Measure targeted regional transportation panels

A bill that would have done away with the regional transportation planning panels around the state died in a House committee Wednesday.

Rep. Glenn Vaad, R-Mead, had hoped to remake how the state plans road and bridge construction, but his bill was killed by the House Transportation Committee after more than an hour of testimony.

Vaad said the time has not yet come for his idea, but that others in the state soon will see the current system isn’t working.

“I realize that this is a provocative, if not radical, departure from the way we do things right now, but I think we have to get the issue on the table to talk outside the box,” he told the committee.

The measure would have done away with the 10 transportation planning regions operating in the state and kept the five metropolitan planning organizations, including the one that operates in Mesa County. Those 15 groups advise the Colorado Transportation Commission on which projects have a higher priority in their areas, which the commission uses to determine what projects will get funded statewide.

In its place, the bill called for the Colorado Department of Transportation’s regional transportation directors and regional commissioners to take direct control over setting those priorities.

Proponents of the measure said the idea was needed because the 10 regions base their decisions on parochial needs, rather than statewide needs.

Dick Prosence, a retired CDOT district engineer who worked in Grand Junction in the 1970s, said a more global perspective is needed when deciding which transportation projects should be done.

“You’re not examining actual need, you’re locked into a process that’s been established through bureaucracy,” said the 86-year-old, who now lives in Meeker. “The regional planning districts are generally quite provincial, and they just look at what they think is their big problem without regard for statewide or district-wide problems.”

But lobbyist Dianna Orf, who represents the Associated Governments of Northwest Colorado, said regional transportation groups do talk to each other.

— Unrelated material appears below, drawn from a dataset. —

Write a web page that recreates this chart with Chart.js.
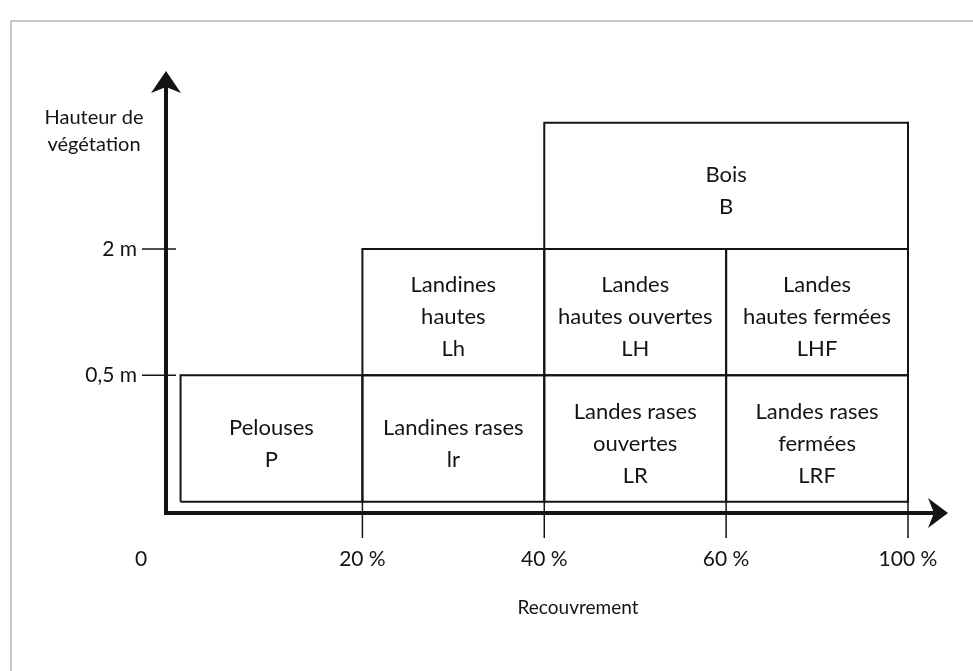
<!DOCTYPE html>
<html lang="fr">
<head>
  <meta charset="UTF-8" />
  <title>Hauteur de végétation / Recouvrement</title>
  <script src="https://cdn.jsdelivr.net/npm/chart.js"></script>
  <style>
    html, body { margin: 0; padding: 0; background: #fff; }
    #wrap { width: 973px; height: 671px; position: relative; }
  </style>
</head>
<body>
  <div id="wrap"><canvas id="vegChart"></canvas></div>

  <script>
    // axis ticks (x positions are class boundaries, not linear %)
    const xTickPos = [0, 1, 2, 3, 4];
    const xTickLabels = ['0', '20 %', '40 %', '60 %', '100 %'];
    const yTickPos = [1, 2];
    const yTickLabels = ['0,5 m', '2 m'];

    // vegetation classes: boundaries in axis units and their text
    const boxNames = [
      ['Pelouses', 'P'],
      ['Landines rases', 'lr'],
      ['Landes rases', 'ouvertes', 'LR'],
      ['Landes rases', 'fermées', 'LRF'],
      ['Landines', 'hautes', 'Lh'],
      ['Landes', 'hautes ouvertes', 'LH'],
      ['Landes', 'hautes fermées', 'LHF'],
      ['Bois', 'B']
    ];
    const boxX0 = [0, 1, 2, 3, 1, 2, 3, 2];
    const boxX1 = [1, 2, 3, 4, 2, 3, 4, 4];
    const boxY0 = [0, 0, 0, 0, 1, 1, 1, 2];
    const boxY1 = [1, 1, 1, 1, 2, 2, 2, 3];

    const FONT = 'Lato, "Open Sans", sans-serif';
    const INK = '#141414';

    const datasets = boxNames.map((n, i) => ({
      label: n.join(' '),
      data: [
        { x: boxX0[i], y: boxY0[i] },
        { x: boxX1[i], y: boxY0[i] },
        { x: boxX1[i], y: boxY1[i] },
        { x: boxX0[i], y: boxY1[i] },
        { x: boxX0[i], y: boxY0[i] }
      ],
      showLine: true,
      borderColor: INK,
      borderWidth: 2,
      pointRadius: 0,
      fill: false,
      tension: 0
    }));

    // axes with arrows, tick marks, labels and box texts
    const diagramPlugin = {
      id: 'diagram',
      afterDatasetsDraw(chart) {
        const ctx = chart.ctx;
        const xs = chart.scales.x, ys = chart.scales.y;
        const ox = chart.chartArea.left, oy = chart.chartArea.bottom;
        const xEnd = chart.chartArea.right, yEnd = chart.chartArea.top;
        ctx.save();

        // page frame (scan border)
        ctx.strokeStyle = '#b5b5b5';
        ctx.lineWidth = 1.5;
        ctx.beginPath();
        ctx.moveTo(11, 671);
        ctx.lineTo(11, 21);
        ctx.lineTo(973, 21);
        ctx.stroke();

        // tick marks
        ctx.strokeStyle = INK;
        ctx.lineWidth = 1.5;
        yTickPos.forEach(v => {
          const py = ys.getPixelForValue(v);
          ctx.beginPath();
          ctx.moveTo(ox - 24, py);
          ctx.lineTo(ox + 10, py);
          ctx.stroke();
        });
        xTickPos.forEach(v => {
          if (v === 0) return;
          const px = xs.getPixelForValue(v);
          ctx.beginPath();
          ctx.moveTo(px, ys.getPixelForValue(0));
          ctx.lineTo(px, oy + 25);
          ctx.stroke();
        });

        // axes
        ctx.lineWidth = 4;
        ctx.lineCap = 'butt';
        ctx.beginPath();
        ctx.moveTo(ox, oy + 2);
        ctx.lineTo(ox, yEnd + 14);
        ctx.moveTo(ox - 2, oy);
        ctx.lineTo(xEnd - 14, oy);
        ctx.stroke();

        ctx.fillStyle = INK;
        ctx.beginPath();
        ctx.moveTo(ox, yEnd);
        ctx.lineTo(ox + 15, yEnd + 22);
        ctx.lineTo(ox, yEnd + 16);
        ctx.lineTo(ox - 15, yEnd + 22);
        ctx.closePath();
        ctx.fill();
        ctx.beginPath();
        ctx.moveTo(xEnd, oy);
        ctx.lineTo(xEnd - 20, oy - 15);
        ctx.lineTo(xEnd - 14, oy);
        ctx.lineTo(xEnd - 20, oy + 15);
        ctx.closePath();
        ctx.fill();

        // tick labels
        ctx.font = '21px ' + FONT;
        ctx.textBaseline = 'middle';
        ctx.textAlign = 'right';
        yTickPos.forEach((v, i) => {
          ctx.fillText(yTickLabels[i], ox - 29, ys.getPixelForValue(v));
        });
        ctx.textAlign = 'center';
        xTickPos.forEach((v, i) => {
          const px = v === 0 ? ox - 25 : xs.getPixelForValue(v);
          ctx.fillText(xTickLabels[i], px, oy + 46);
        });

        // axis titles
        ctx.font = '20px ' + FONT;
        ctx.fillText('Hauteur de', 94, 118);
        ctx.fillText('végétation', 94, 145);
        ctx.font = '19px ' + FONT;
        ctx.fillText('Recouvrement', 578, 608);

        // box texts
        ctx.font = '22px ' + FONT;
        const lh = 32;
        boxNames.forEach((lines, i) => {
          const cx = xs.getPixelForValue((boxX0[i] + boxX1[i]) / 2);
          const cy = ys.getPixelForValue((boxY0[i] + boxY1[i]) / 2) + 5;
          const top = cy - (lines.length - 1) * lh / 2;
          lines.forEach((t, k) => ctx.fillText(t, cx, top + k * lh));
        });
        ctx.restore();
      }
    };

    const vegCtx = document.getElementById('vegChart').getContext('2d');
    const vegChart = new Chart(vegCtx, {
      type: 'scatter',
      data: { datasets: datasets },
      options: {
        responsive: true,
        maintainAspectRatio: false,
        animation: false,
        layout: { padding: { left: 166, right: 25, top: 71, bottom: 158 } },
        scales: {
          x: { type: 'linear', min: -0.08, max: 4.22, display: false },
          y: { type: 'linear', min: -0.09, max: 3.41, display: false }
        },
        plugins: {
          legend: { display: false },
          tooltip: { enabled: false }
        }
      },
      plugins: [diagramPlugin]
    });
  </script>
</body>
</html>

Orf said the bill would have reduced cooperation between cities and counties in getting transportation projects done.

“There’s a lot of collaboration that goes on,” she said. “We gain a much better understanding of the needs throughout the area, and they have a better understanding of our needs. The local perspective has a stronger voice this way.”

Todd Hollenbeck, manager of the Mesa County Regional Transportation Planning Office, said the measure would have prevented the Grand Valley Transportation Planning Region from considering the transportation needs of such rural areas as Mack, Loma, Gateway and Collbran in setting its priorities.